Avant les élections, Peretz a promis qu’il ne siègerait pas dans un gouvernement avec Lieberman. Depuis lors deux choses sont survenues.
D’abord, le dirigeant du parti de gauche Meretz, Yossi Beilin, a invité Lieberman chez lui pour un petit déjeuner largement médiatisé, consommant (d’après les journalistes hilares) « des harengs juteux » et faisant l’éloge des qualités personnelles de Lieberman. Ainsi il a légitimé cette personne qui, jusqu’alors, était considérée comme en dehors de l’éventail politique.

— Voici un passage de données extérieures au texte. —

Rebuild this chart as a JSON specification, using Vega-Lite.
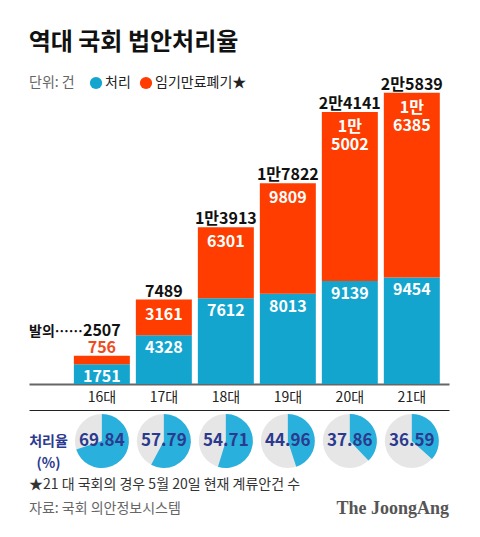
{
  "$schema": "https://vega.github.io/schema/vega-lite/v6.json",
  "background": "white",
  "padding": {"left": 28, "right": 30, "top": 31, "bottom": 10},
  "config": {
    "view": {"stroke": null},
    "font": "Noto Sans CJK KR",
    "title": {"font": "Noto Sans CJK KR"}
  },
  "title": {
    "text": "역대 국회 법안처리율",
    "anchor": "start",
    "fontSize": 24,
    "fontWeight": "bold",
    "color": "#111111",
    "offset": 21
  },
  "datasets": {
    "bills": [
      {"대": "16대", "처리": 1751, "임기만료폐기": 756, "발의": 2507, "발의표시": "2507", "폐기표시": "756", "처리율": 69.84},
      {"대": "17대", "처리": 4328, "임기만료폐기": 3161, "발의": 7489, "발의표시": "7489", "폐기표시": "3161", "처리율": 57.79},
      {"대": "18대", "처리": 7612, "임기만료폐기": 6301, "발의": 13913, "발의표시": "1만3913", "폐기표시": "6301", "처리율": 54.71},
      {"대": "19대", "처리": 8013, "임기만료폐기": 9809, "발의": 17822, "발의표시": "1만7822", "폐기표시": "9809", "처리율": 44.96},
      {"대": "20대", "처리": 9139, "임기만료폐기": 15002, "발의": 24141, "발의표시": "2만4141", "폐기표시": "1만\n5002", "처리율": 37.86},
      {"대": "21대", "처리": 9454, "임기만료폐기": 16385, "발의": 25839, "발의표시": "2만5839", "폐기표시": "1만\n6385", "처리율": 36.59}
    ],
    "notes": [
      {"줄": "1", "위치": "왼쪽", "글": "★21 대 국회의 경우 5월 20일 현재 계류안건 수"},
      {"줄": "2", "위치": "왼쪽", "글": "자료: 국회 의안정보시스템"},
      {"줄": "2", "위치": "오른쪽", "글": "The JoongAng"}
    ]
  },
  "spacing": 6,
  "vconcat": [
    {
      "width": 420,
      "height": 293,
      "data": {"name": "bills"},
      "encoding": {
        "x": {
          "field": "대",
          "type": "nominal",
          "sort": null,
          "scale": {"type": "band", "paddingInner": 0.097, "paddingOuter": 0.436, "align": 0.83},
          "axis": {
            "title": null,
            "ticks": false,
            "domainColor": "#666666",
            "domainWidth": 2,
            "labelAngle": 0,
            "labelFontSize": 14,
            "labelColor": "#222222",
            "labelPadding": 6
          }
        }
      },
      "layer": [
        {
          "transform": [{"fold": ["처리", "임기만료폐기"], "as": ["구분", "건수"]}],
          "mark": {"type": "bar"},
          "encoding": {
            "y": {
              "field": "건수",
              "type": "quantitative",
              "stack": "zero",
              "scale": {"domain": [0, 26000], "nice": false},
              "axis": null
            },
            "color": {
              "field": "구분",
              "type": "nominal",
              "sort": ["처리", "임기만료폐기"],
              "scale": {"domain": ["처리", "임기만료폐기"], "range": ["#14A5CF", "#FF3D00"]},
              "legend": {
                "orient": "none",
                "legendX": 0,
                "legendY": -15,
                "direction": "horizontal",
                "title": "단위: 건",
                "titleOrient": "left",
                "titleFontSize": 14,
                "titleFontWeight": "normal",
                "titleColor": "#666666",
                "titlePadding": 14,
                "titleBaseline": "middle",
                "labelFontSize": 14,
                "labelColor": "#222222",
                "labelOffset": 2,
                "columnPadding": 8,
                "symbolType": "circle",
                "symbolSize": 150,
                "symbolStrokeWidth": 0,
                "labelExpr": "datum.label == '임기만료폐기' ? '임기만료폐기★' : datum.label"
              }
            },
            "order": {"field": "구분", "sort": "descending"}
          }
        },
        {
          "mark": {"type": "text", "baseline": "alphabetic", "dy": 18, "fontSize": 16, "fontWeight": "bold", "color": "white"},
          "encoding": {
            "y": {"field": "처리", "type": "quantitative"},
            "text": {"field": "처리", "type": "quantitative", "format": "d"}
          }
        },
        {
          "transform": [{"filter": "datum.임기만료폐기 >= 1000"}],
          "mark": {"type": "text", "baseline": "alphabetic", "dy": 20, "fontSize": 16, "fontWeight": "bold", "color": "white", "lineBreak": "\n", "lineHeight": 18},
          "encoding": {
            "y": {"field": "발의", "type": "quantitative"},
            "text": {"field": "폐기표시", "type": "nominal"}
          }
        },
        {
          "transform": [{"filter": "datum.임기만료폐기 < 1000"}],
          "mark": {"type": "text", "baseline": "alphabetic", "dy": -3, "fontSize": 16, "fontWeight": "bold", "color": "#EE4B1F"},
          "encoding": {
            "y": {"field": "발의", "type": "quantitative"},
            "text": {"field": "폐기표시", "type": "nominal"}
          }
        },
        {
          "transform": [{"filter": "datum.임기만료폐기 >= 1000"}],
          "mark": {"type": "text", "baseline": "alphabetic", "dy": -3, "fontSize": 16, "fontWeight": "bold", "color": "#111111"},
          "encoding": {
            "y": {"field": "발의", "type": "quantitative"},
            "text": {"field": "발의표시", "type": "nominal"}
          }
        },
        {
          "transform": [{"filter": "datum.임기만료폐기 < 1000"}],
          "mark": {"type": "text", "baseline": "alphabetic", "dy": -20, "fontSize": 16, "fontWeight": "bold", "color": "#111111"},
          "encoding": {
            "y": {"field": "발의", "type": "quantitative"},
            "text": {"field": "발의표시", "type": "nominal"}
          }
        },
        {
          "transform": [{"filter": "datum.임기만료폐기 < 1000"}],
          "mark": {"type": "text", "baseline": "alphabetic", "align": "right", "dx": -19, "dy": -20, "fontSize": 14, "fontWeight": "bold", "color": "#111111", "text": "발의……"},
          "encoding": {
            "y": {"field": "발의", "type": "quantitative"}
          }
        }
      ]
    },
    {
      "width": 420,
      "height": 62,
      "data": {"name": "bills"},
      "encoding": {
        "x": {
          "field": "대",
          "type": "nominal",
          "sort": null,
          "scale": {"type": "band", "paddingInner": 0.097, "paddingOuter": 0.436, "align": 0.83},
          "axis": {
            "orient": "top",
            "title": null,
            "labels": false,
            "ticks": false,
            "domainColor": "#222222",
            "domainWidth": 1
          }
        },
        "y": {
          "datum": "처리율 (%)",
          "type": "nominal",
          "scale": {"type": "point", "padding": 0.5},
          "axis": {
            "orient": "left",
            "offset": -19,
            "title": null,
            "domain": false,
            "ticks": false,
            "tickSize": 0,
            "labelPadding": 0,
            "labelAlign": "center",
            "labelBaseline": "middle",
            "labelFontSize": 14,
            "labelFontWeight": "bold",
            "labelColor": "#2B3A8E",
            "labelLineHeight": 22,
            "labelExpr": "split(datum.label, ' ')"
          }
        }
      },
      "layer": [
        {
          "mark": {"type": "arc", "radius": 27, "theta": 0, "theta2": 6.2832, "color": "#E6E6E6"}
        },
        {
          "mark": {"type": "arc", "radius": 27, "color": "#2AB0DC"},
          "encoding": {
            "theta": {
              "field": "처리율",
              "type": "quantitative",
              "stack": null,
              "scale": {"domain": [0, 100], "range": [0, 6.2832]}
            },
            "theta2": {"datum": 0}
          }
        },
        {
          "mark": {"type": "text", "fontSize": 17, "fontWeight": "bold", "color": "#2B3A8E"},
          "encoding": {
            "text": {"field": "처리율", "type": "quantitative", "format": ".2f"}
          }
        }
      ]
    },
    {
      "width": 420,
      "height": 36,
      "data": {"name": "notes"},
      "encoding": {
        "x": {"field": "위치", "type": "nominal", "scale": {"type": "point", "domain": ["왼쪽", "오른쪽"], "padding": 0}, "axis": null},
        "y": {"field": "줄", "type": "nominal", "scale": {"type": "point", "domain": ["1", "2"], "padding": 0.25}, "axis": null},
        "text": {"field": "글", "type": "nominal"}
      },
      "layer": [
        {
          "transform": [{"filter": "datum.위치 == '왼쪽'"}],
          "mark": {"type": "text", "align": "left", "baseline": "middle", "fontSize": 14},
          "encoding": {
            "color": {"condition": {"test": "datum.줄 == '1'", "value": "#333333"}, "value": "#666666"}
          }
        },
        {
          "transform": [{"filter": "datum.위치 == '오른쪽'"}],
          "mark": {"type": "text", "align": "right", "baseline": "middle", "fontSize": 18, "fontWeight": "bold", "font": "Liberation Serif", "color": "#555555"}
        }
      ]
    }
  ]
}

Ensuite, après les élections, une chose encore plus scandaleuse s’est produite. Les gens de Peretz ont déclaré que ce serait lui, pas Olmert, qui allait diriger le prochain gouvernement. Ce devait être une « coalition sociale », sans compter Kadima. La simple arithmétique montre qu’une telle coalition doit inclure non seulement le Shas, mais aussi l’Union nationale, le parti des colons qui rivalise avec Lieberman en matière de racisme. Ce stratagème a légitimé toute la droite raciste. Si des extrémistes comme Benny Eilon et Effi Eytam sont cachère, pourquoi pas Lieberman ?
Comment cela a-t-il pu arriver à Peretz ? C’était clairement une réaction hâtive au comportement de Kadima. Juste après les élections, Olmert devait appeler Peretz et le proclamer son partenaire privilégié. Au lieu de cela, les gens d’Olmert ont commencé à humilier Peretz et à le déclarer inapte au poste de ministre des Finances qu’il convoitait. Furieux, Peretz a amorcé un mouvement pour s’éloigner d’Olmert et lui faire peur. C’est compréhensible, mais impardonnable. C’était une réponse individuelle, et une réponse qui a fait beaucoup de dégâts. Elle a légitimé Lieberman comme candidat au gouvernement. Elle a également rendu furieux les citoyens arabes et donné l’impression que Peretz n’est après tout peut-être pas un ardent défenseur de la paix.
Tout cela est préoccupant. Il est vrai que le prochain gouvernement pouvait difficilement être pire que le gouvernement Likoud. La question est de savoir s’il sera bien meilleur. Mais ce qui est sûr c’est qu’il sera un adepte du clin d’œil dans toutes les directions.